## Stated goal
Quote the whole listing word for word. Do not include the pictures.

## Data lines
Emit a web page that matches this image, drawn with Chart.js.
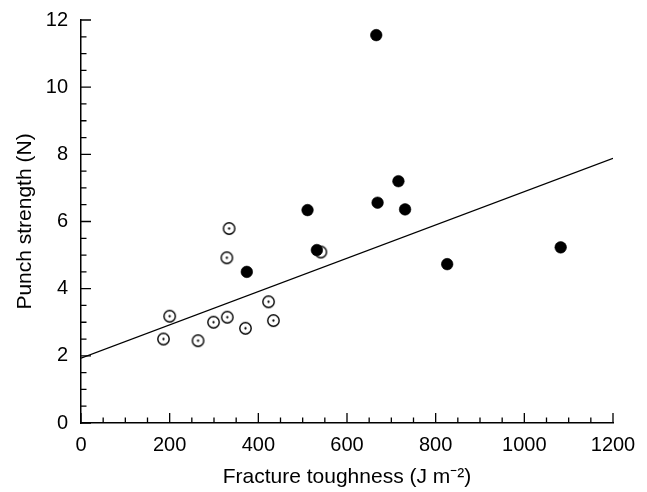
<!DOCTYPE html>
<html lang="en">
<head>
<meta charset="UTF-8">
<title>Punch strength vs fracture toughness</title>
<script src="https://cdn.jsdelivr.net/npm/chart.js"></script>
<style>
  html, body { margin: 0; padding: 0; background: #fff; }
</style>
</head>
<body>
<canvas id="chart" width="647" height="492"></canvas>
<script>
// values
const filledX = [666, 716, 669, 731, 511, 532, 374, 826, 1082];
const filledY = [11.55, 7.2, 6.56, 6.36, 6.34, 5.15, 4.5, 4.73, 5.23];
const openX = [334, 329, 541, 200, 186, 264, 299, 330, 371, 423, 434];
const openY = [5.79, 4.92, 5.09, 3.18, 2.5, 2.45, 3.0, 3.15, 2.82, 3.61, 3.05];
const fitX = [0, 1200];
const fitY = [1.93, 7.88];
const xMajor = 200, xMinor = 50;
const yMajor = 2, yMinor = 0.5;

const pts = (xs, ys) => xs.map((v, i) => ({ x: v, y: ys[i] }));

// open circle with a centre dot
function dotCircle() {
    const c = document.createElement('canvas');
    c.width = 15; c.height = 15;
    const g = c.getContext('2d');
    g.beginPath();
    g.arc(7.5, 7.5, 5.7, 0, Math.PI * 2);
    g.fillStyle = '#fff';
    g.fill();
    g.lineWidth = 1.4;
    g.strokeStyle = '#000';
    g.stroke();
    g.beginPath();
    g.arc(7.5, 7.5, 1.15, 0, Math.PI * 2);
    g.fillStyle = '#000';
    g.fill();
    return c;
}

// tick marks pointing into the plot, long on majors
const innerTicks = {
    id: 'innerTicks',
    afterDraw(chart) {
        const ctx = chart.ctx;
        const xs = chart.scales.x, ys = chart.scales.y;
        const isMajor = (v, m) => Math.abs(v / m - Math.round(v / m)) < 1e-6;
        ctx.save();
        ctx.strokeStyle = '#000';
        ctx.lineWidth = 1.3;
        ctx.beginPath();
        xs.ticks.forEach(t => {
            const px = xs.getPixelForValue(t.value);
            const len = isMajor(t.value, xMajor) ? 10 : 5.5;
            ctx.moveTo(px, xs.top);
            ctx.lineTo(px, xs.top - len);
        });
        ys.ticks.forEach(t => {
            const py = ys.getPixelForValue(t.value);
            const len = isMajor(t.value, yMajor) ? 10 : 5.5;
            ctx.moveTo(ys.right, py);
            ctx.lineTo(ys.right + len, py);
        });
        ctx.stroke();
        ctx.restore();
    }
};

Chart.defaults.color = '#000';
Chart.defaults.font.family = "'Liberation Sans', Arial, sans-serif";

new Chart(document.getElementById('chart'), {
    type: 'scatter',
    data: {
        datasets: [
            {
                data: pts(filledX, filledY),
                pointStyle: 'circle',
                pointRadius: 5.8,
                backgroundColor: '#000',
                borderColor: '#000',
                borderWidth: 0.6
            },
            {
                data: pts(openX, openY),
                pointStyle: dotCircle()
            },
            {
                type: 'line',
                data: pts(fitX, fitY),
                borderColor: '#000',
                borderWidth: 1.4,
                pointRadius: 0,
                fill: false
            }
        ]
    },
    options: {
        responsive: false,
        animation: false,
        layout: { padding: { top: 20, right: 34, left: 0, bottom: 0 } },
        plugins: { legend: { display: false }, tooltip: { enabled: false } },
        scales: {
            x: {
                min: 0, max: 1200,
                afterFit: s => { s.height = 69; s.paddingLeft = 0; s.paddingRight = 0; },
                grid: { drawOnChartArea: false, drawTicks: false },
                border: { color: '#000', width: 1.5 },
                ticks: {
                    stepSize: xMinor, autoSkip: false, maxTicksLimit: 100, maxRotation: 0,
                    padding: 10,
                    font: { size: 20 },
                    callback: v => (v % xMajor === 0 ? v : '')
                },
                title: {
                    display: true,
                    text: 'Fracture toughness (J m⁻²)',
                    font: { size: 21 },
                    padding: { top: 0, bottom: 2 }
                }
            },
            y: {
                min: 0, max: 12,
                afterFit: s => { s.width = 81; s.paddingTop = 0; s.paddingBottom = 0; },
                grid: { drawOnChartArea: false, drawTicks: false },
                border: { color: '#000', width: 1.5 },
                ticks: {
                    stepSize: yMinor, autoSkip: false, maxTicksLimit: 100,
                    padding: 13,
                    font: { size: 20 },
                    callback: v => (Math.abs(v % yMajor) < 1e-6 ? v : '')
                },
                title: {
                    display: true,
                    text: 'Punch strength (N)',
                    font: { size: 21 },
                    padding: { top: 13, bottom: 0 }
                }
            }
        }
    },
    plugins: [innerTicks]
});
</script>
</body>
</html>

## Full solution
Emit a web page that matches this image, drawn with Chart.js.
<!DOCTYPE html>
<html lang="en">
<head>
<meta charset="UTF-8">
<title>Punch strength vs fracture toughness</title>
<script src="https://cdn.jsdelivr.net/npm/chart.js"></script>
<style>
  html, body { margin: 0; padding: 0; background: #fff; }
</style>
</head>
<body>
<canvas id="chart" width="647" height="492"></canvas>
<script>
// values
const filledX = [666, 716, 669, 731, 511, 532, 374, 826, 1082];
const filledY = [11.55, 7.2, 6.56, 6.36, 6.34, 5.15, 4.5, 4.73, 5.23];
const openX = [334, 329, 541, 200, 186, 264, 299, 330, 371, 423, 434];
const openY = [5.79, 4.92, 5.09, 3.18, 2.5, 2.45, 3.0, 3.15, 2.82, 3.61, 3.05];
const fitX = [0, 1200];
const fitY = [1.93, 7.88];
const xMajor = 200, xMinor = 50;
const yMajor = 2, yMinor = 0.5;

const pts = (xs, ys) => xs.map((v, i) => ({ x: v, y: ys[i] }));

// open circle with a centre dot
function dotCircle() {
    const c = document.createElement('canvas');
    c.width = 15; c.height = 15;
    const g = c.getContext('2d');
    g.beginPath();
    g.arc(7.5, 7.5, 5.7, 0, Math.PI * 2);
    g.fillStyle = '#fff';
    g.fill();
    g.lineWidth = 1.4;
    g.strokeStyle = '#000';
    g.stroke();
    g.beginPath();
    g.arc(7.5, 7.5, 1.15, 0, Math.PI * 2);
    g.fillStyle = '#000';
    g.fill();
    return c;
}

// tick marks pointing into the plot, long on majors
const innerTicks = {
    id: 'innerTicks',
    afterDraw(chart) {
        const ctx = chart.ctx;
        const xs = chart.scales.x, ys = chart.scales.y;
        const isMajor = (v, m) => Math.abs(v / m - Math.round(v / m)) < 1e-6;
        ctx.save();
        ctx.strokeStyle = '#000';
        ctx.lineWidth = 1.3;
        ctx.beginPath();
        xs.ticks.forEach(t => {
            const px = xs.getPixelForValue(t.value);
            const len = isMajor(t.value, xMajor) ? 10 : 5.5;
            ctx.moveTo(px, xs.top);
            ctx.lineTo(px, xs.top - len);
        });
        ys.ticks.forEach(t => {
            const py = ys.getPixelForValue(t.value);
            const len = isMajor(t.value, yMajor) ? 10 : 5.5;
            ctx.moveTo(ys.right, py);
            ctx.lineTo(ys.right + len, py);
        });
        ctx.stroke();
        ctx.restore();
    }
};

Chart.defaults.color = '#000';
Chart.defaults.font.family = "'Liberation Sans', Arial, sans-serif";

new Chart(document.getElementById('chart'), {
    type: 'scatter',
    data: {
        datasets: [
            {
                data: pts(filledX, filledY),
                pointStyle: 'circle',
                pointRadius: 5.8,
                backgroundColor: '#000',
                borderColor: '#000',
                borderWidth: 0.6
            },
            {
                data: pts(openX, openY),
                pointStyle: dotCircle()
            },
            {
                type: 'line',
                data: pts(fitX, fitY),
                borderColor: '#000',
                borderWidth: 1.4,
                pointRadius: 0,
                fill: false
            }
        ]
    },
    options: {
        responsive: false,
        animation: false,
        layout: { padding: { top: 20, right: 34, left: 0, bottom: 0 } },
        plugins: { legend: { display: false }, tooltip: { enabled: false } },
        scales: {
            x: {
                min: 0, max: 1200,
                afterFit: s => { s.height = 69; s.paddingLeft = 0; s.paddingRight = 0; },
                grid: { drawOnChartArea: false, drawTicks: false },
                border: { color: '#000', width: 1.5 },
                ticks: {
                    stepSize: xMinor, autoSkip: false, maxTicksLimit: 100, maxRotation: 0,
                    padding: 10,
                    font: { size: 20 },
                    callback: v => (v % xMajor === 0 ? v : '')
                },
                title: {
                    display: true,
                    text: 'Fracture toughness (J m⁻²)',
                    font: { size: 21 },
                    padding: { top: 0, bottom: 2 }
                }
            },
            y: {
                min: 0, max: 12,
                afterFit: s => { s.width = 81; s.paddingTop = 0; s.paddingBottom = 0; },
                grid: { drawOnChartArea: false, drawTicks: false },
                border: { color: '#000', width: 1.5 },
                ticks: {
                    stepSize: yMinor, autoSkip: false, maxTicksLimit: 100,
                    padding: 13,
                    font: { size: 20 },
                    callback: v => (Math.abs(v % yMajor) < 1e-6 ? v : '')
                },
                title: {
                    display: true,
                    text: 'Punch strength (N)',
                    font: { size: 21 },
                    padding: { top: 13, bottom: 0 }
                }
            }
        }
    },
    plugins: [innerTicks]
});
</script>
</body>
</html>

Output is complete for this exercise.